Was curious if I really need to use C to write this fast git prompt thing. libgit2 has bindings for many languages, but scripting startup time can really suck. Here’s a quick test of how fast a program can be that does nothing but open the repo (on Linux, local disk).
- C: 1ms
- Python 2.7: 17ms
- Python 2.7 with -S flag: 4ms
- Lua 5.1: 2ms
No surprise Python is so slow; even the null program is 14ms or so, a weakness of stock Python. Surprisingly there is no Perl binding listed; that’d be another option for fast startup. There is one for Parrot. Also Go, which could be a suitable modern upgrade for C.
Lua’s a fun little language, I should switch my development efforts there just so I have humane strings. Can always port back to C later.
All this testing is a huge PITA because the last stable release of libgit2 is 11 months old (0.17.0) and since then they’ve changed the API in all sorts of places. My C and Python tests area against the HEAD of the github repo. Lua is against 0.17.0. This lack of stability makes me question whether libgit2 is really the right choice for something as ubiquitous and lowlevel as a shell prompt. They aren’t kidding when they say it’s alpha software, I guess.
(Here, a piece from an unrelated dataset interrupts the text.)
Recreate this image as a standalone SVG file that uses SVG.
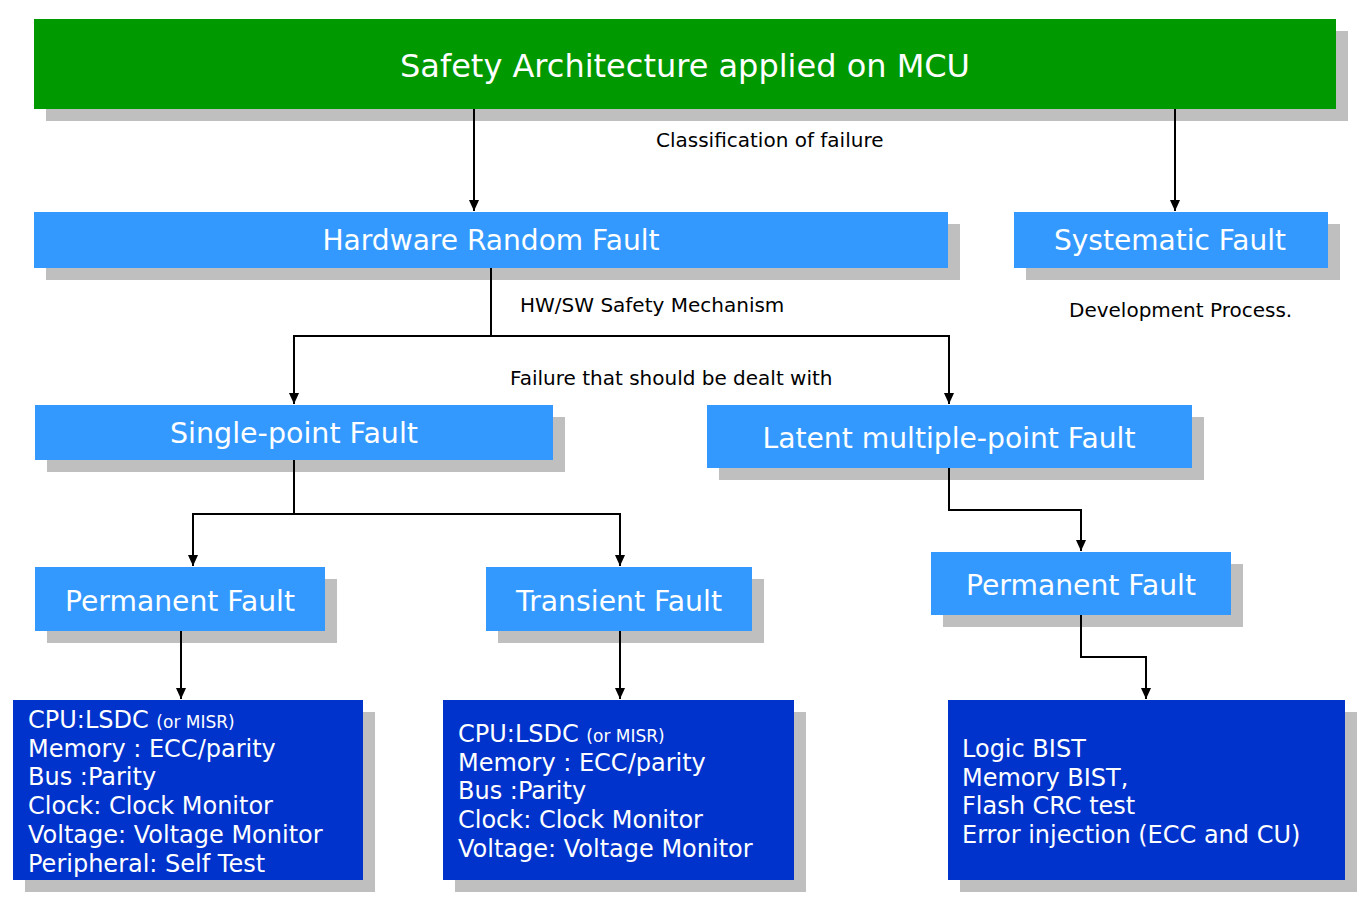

Doesn’t help that I was in dynamic linker hell, btw. On Linux it seems to cache things pretty aggressively; I had to manually run “ldconfig” as root to get it to switch from one version of libgit to another. I used to be good at this sort of nonsense but it’s been years since I’ve worked in such primitive environments.
So, quick conclusion: Lua would work for development.